>> start Source excerpt
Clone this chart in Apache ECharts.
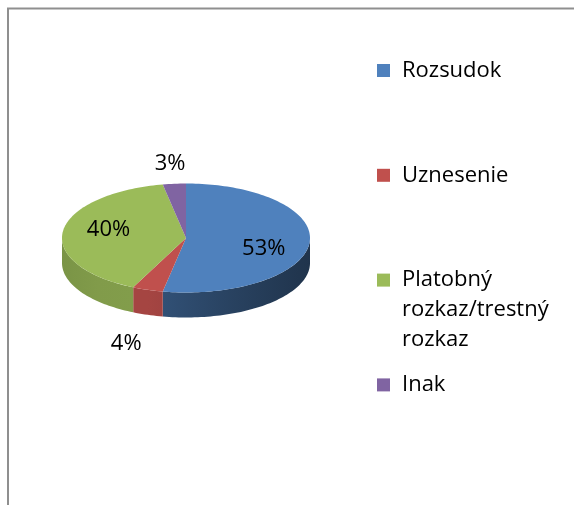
<!DOCTYPE html>
<html><head><meta charset="utf-8">
<script src="https://cdn.jsdelivr.net/npm/echarts@6/dist/echarts.min.js"></script>
<style>html,body{margin:0;padding:0;background:#fff}#c{width:574px;height:505px}</style>
</head><body><div id="c"></div>
<script>
const categories = ['Rozsudok', 'Uznesenie', 'Platobný rozkaz/trestný rozkaz', 'Inak'];
const values = [53, 4, 40, 3];
const colors = ['#4F81BD', '#C0504D', '#9BBB59', '#8064A2'];
// side-face shading factors (left end, middle, right end) per slice
const sideShade = [[0.62, 0.5, 0.4], [0.86, 0.86, 0.84], [0.79, 0.83, 0.84], [0.8, 0.8, 0.8]];

const PIE = {cx: 186, cy: 238, rx: 124, ry: 54.5, depth: 25};
const FONT = '"Open Sans", "Liberation Sans", sans-serif';
const total = values.reduce((a, b) => a + b, 0);
const starts = [];
(function () { let acc = 0; values.forEach(v => { starts.push(acc / total * 2 * Math.PI); acc += v; }); })();

function shade(hex, f) {
  const n = parseInt(hex.slice(1), 16);
  const r = Math.round((n >> 16) * f), g = Math.round(((n >> 8) & 255) * f), b = Math.round((n & 255) * f);
  return 'rgb(' + r + ',' + g + ',' + b + ')';
}
function pt(a, dy) {
  return [PIE.cx + PIE.rx * Math.sin(a), PIE.cy - PIE.ry * Math.cos(a) + (dy || 0)];
}

function makeRender(idx) {
  return function (params, api) {
    const v = api.value(0);
    const a0 = starts[idx], a1 = a0 + v / total * 2 * Math.PI;
    const children = [];
    const N = Math.max(8, Math.ceil((a1 - a0) / (Math.PI / 120)));
    const top = [[PIE.cx, PIE.cy]];
    for (let i = 0; i <= N; i++) top.push(pt(a0 + (a1 - a0) * i / N));
    const s0 = Math.max(a0, Math.PI / 2), s1 = Math.min(a1, 3 * Math.PI / 2);
    if (s1 > s0) {
      const M = Math.max(4, Math.ceil((s1 - s0) / (Math.PI / 120)));
      const side = [];
      for (let i = 0; i <= M; i++) side.push(pt(s0 + (s1 - s0) * i / M));
      for (let i = M; i >= 0; i--) side.push(pt(s0 + (s1 - s0) * i / M, PIE.depth));
      const xs = side.map(p => p[0]);
      const xmin = Math.min.apply(null, xs), xmax = Math.max.apply(null, xs);
      const c = colors[idx], sh = sideShade[idx];
      children.push({
        type: 'polygon', z2: 1, shape: {points: side},
        style: {fill: {type: 'linear', global: true, x: xmin, y: 0, x2: xmax, y2: 0,
          colorStops: [
            {offset: 0, color: shade(c, sh[0])},
            {offset: 0.5, color: shade(c, sh[1])},
            {offset: 1, color: shade(c, sh[2])}
          ]}}
      });
    }
    children.push({type: 'polygon', z2: 5, shape: {points: top}, style: {fill: colors[idx]}});
    // label
    const frac = v / total;
    const mid = (a0 + a1) / 2;
    const sn = Math.sin(mid), cs = Math.cos(mid);
    let lx, ly;
    if (frac >= 0.1) {
      lx = PIE.cx + PIE.rx * sn * 0.63;
      ly = PIE.cy - PIE.ry * cs * 0.63 + 6 * sn + 2;
    } else {
      const ex = PIE.rx * sn, ey = -PIE.ry * cs;
      const len = Math.hypot(ex, ey);
      const gap = 20 + 17 * Math.max(0, -cs);
      lx = PIE.cx + ex + ex / len * gap;
      ly = PIE.cy + ey + ey / len * gap + (cs < 0 ? PIE.depth : 0);
    }
    children.push({
      type: 'text', z2: 10, x: lx, y: ly,
      style: {text: Math.round(frac * 100) + '%', fill: '#000', font: '22px ' + FONT, align: 'center', verticalAlign: 'middle'}
    });
    return {type: 'group', children};
  };
}

const LEG = {left: 377, firstCenter: 70.5, step: 104.8, lineHeight: 30};
const legends = categories.map((name, i) => {
  const L = name.split(' ').length;
  return {
    data: [name], orient: 'vertical', left: LEG.left,
    top: LEG.firstCenter + LEG.step * i - (2 * L - 1) * LEG.lineHeight / 2,
    padding: 0, icon: 'rect', itemWidth: 13, itemHeight: 13, selectedMode: false,
    formatter: n => { const p = n.split(' '); return '\n'.repeat(p.length - 1) + p.join('\n'); },
    textStyle: {fontFamily: FONT, fontSize: 22, color: '#000', lineHeight: LEG.lineHeight, padding: [0, 0, 0, 7]}
  };
});

const chart = echarts.init(document.getElementById('c'), null, {renderer: 'canvas'});
chart.setOption({
  animation: false,
  backgroundColor: '#fff',
  legend: legends,
  graphic: [{type: 'polyline', shape: {points: [[8, 505], [8, 8.5], [574, 8.5]]}, style: {stroke: '#8f8f8f', lineWidth: 2, fill: null}, silent: true}],
  series: categories.map((name, i) => ({
    type: 'custom', name, coordinateSystem: 'none', itemStyle: {color: colors[i]},
    renderItem: makeRender(i), data: [values[i]]
  }))
});
</script></body></html>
>> end Source excerpt
Task requirements → Return the listing above word for word, with the pictures removed.

Reply →
Clone this chart in Apache ECharts.
<!DOCTYPE html>
<html><head><meta charset="utf-8">
<script src="https://cdn.jsdelivr.net/npm/echarts@6/dist/echarts.min.js"></script>
<style>html,body{margin:0;padding:0;background:#fff}#c{width:574px;height:505px}</style>
</head><body><div id="c"></div>
<script>
const categories = ['Rozsudok', 'Uznesenie', 'Platobný rozkaz/trestný rozkaz', 'Inak'];
const values = [53, 4, 40, 3];
const colors = ['#4F81BD', '#C0504D', '#9BBB59', '#8064A2'];
// side-face shading factors (left end, middle, right end) per slice
const sideShade = [[0.62, 0.5, 0.4], [0.86, 0.86, 0.84], [0.79, 0.83, 0.84], [0.8, 0.8, 0.8]];

const PIE = {cx: 186, cy: 238, rx: 124, ry: 54.5, depth: 25};
const FONT = '"Open Sans", "Liberation Sans", sans-serif';
const total = values.reduce((a, b) => a + b, 0);
const starts = [];
(function () { let acc = 0; values.forEach(v => { starts.push(acc / total * 2 * Math.PI); acc += v; }); })();

function shade(hex, f) {
  const n = parseInt(hex.slice(1), 16);
  const r = Math.round((n >> 16) * f), g = Math.round(((n >> 8) & 255) * f), b = Math.round((n & 255) * f);
  return 'rgb(' + r + ',' + g + ',' + b + ')';
}
function pt(a, dy) {
  return [PIE.cx + PIE.rx * Math.sin(a), PIE.cy - PIE.ry * Math.cos(a) + (dy || 0)];
}

function makeRender(idx) {
  return function (params, api) {
    const v = api.value(0);
    const a0 = starts[idx], a1 = a0 + v / total * 2 * Math.PI;
    const children = [];
    const N = Math.max(8, Math.ceil((a1 - a0) / (Math.PI / 120)));
    const top = [[PIE.cx, PIE.cy]];
    for (let i = 0; i <= N; i++) top.push(pt(a0 + (a1 - a0) * i / N));
    const s0 = Math.max(a0, Math.PI / 2), s1 = Math.min(a1, 3 * Math.PI / 2);
    if (s1 > s0) {
      const M = Math.max(4, Math.ceil((s1 - s0) / (Math.PI / 120)));
      const side = [];
      for (let i = 0; i <= M; i++) side.push(pt(s0 + (s1 - s0) * i / M));
      for (let i = M; i >= 0; i--) side.push(pt(s0 + (s1 - s0) * i / M, PIE.depth));
      const xs = side.map(p => p[0]);
      const xmin = Math.min.apply(null, xs), xmax = Math.max.apply(null, xs);
      const c = colors[idx], sh = sideShade[idx];
      children.push({
        type: 'polygon', z2: 1, shape: {points: side},
        style: {fill: {type: 'linear', global: true, x: xmin, y: 0, x2: xmax, y2: 0,
          colorStops: [
            {offset: 0, color: shade(c, sh[0])},
            {offset: 0.5, color: shade(c, sh[1])},
            {offset: 1, color: shade(c, sh[2])}
          ]}}
      });
    }
    children.push({type: 'polygon', z2: 5, shape: {points: top}, style: {fill: colors[idx]}});
    // label
    const frac = v / total;
    const mid = (a0 + a1) / 2;
    const sn = Math.sin(mid), cs = Math.cos(mid);
    let lx, ly;
    if (frac >= 0.1) {
      lx = PIE.cx + PIE.rx * sn * 0.63;
      ly = PIE.cy - PIE.ry * cs * 0.63 + 6 * sn + 2;
    } else {
      const ex = PIE.rx * sn, ey = -PIE.ry * cs;
      const len = Math.hypot(ex, ey);
      const gap = 20 + 17 * Math.max(0, -cs);
      lx = PIE.cx + ex + ex / len * gap;
      ly = PIE.cy + ey + ey / len * gap + (cs < 0 ? PIE.depth : 0);
    }
    children.push({
      type: 'text', z2: 10, x: lx, y: ly,
      style: {text: Math.round(frac * 100) + '%', fill: '#000', font: '22px ' + FONT, align: 'center', verticalAlign: 'middle'}
    });
    return {type: 'group', children};
  };
}

const LEG = {left: 377, firstCenter: 70.5, step: 104.8, lineHeight: 30};
const legends = categories.map((name, i) => {
  const L = name.split(' ').length;
  return {
    data: [name], orient: 'vertical', left: LEG.left,
    top: LEG.firstCenter + LEG.step * i - (2 * L - 1) * LEG.lineHeight / 2,
    padding: 0, icon: 'rect', itemWidth: 13, itemHeight: 13, selectedMode: false,
    formatter: n => { const p = n.split(' '); return '\n'.repeat(p.length - 1) + p.join('\n'); },
    textStyle: {fontFamily: FONT, fontSize: 22, color: '#000', lineHeight: LEG.lineHeight, padding: [0, 0, 0, 7]}
  };
});

const chart = echarts.init(document.getElementById('c'), null, {renderer: 'canvas'});
chart.setOption({
  animation: false,
  backgroundColor: '#fff',
  legend: legends,
  graphic: [{type: 'polyline', shape: {points: [[8, 505], [8, 8.5], [574, 8.5]]}, style: {stroke: '#8f8f8f', lineWidth: 2, fill: null}, silent: true}],
  series: categories.map((name, i) => ({
    type: 'custom', name, coordinateSystem: 'none', itemStyle: {color: colors[i]},
    renderItem: makeRender(i), data: [values[i]]
  }))
});
</script></body></html>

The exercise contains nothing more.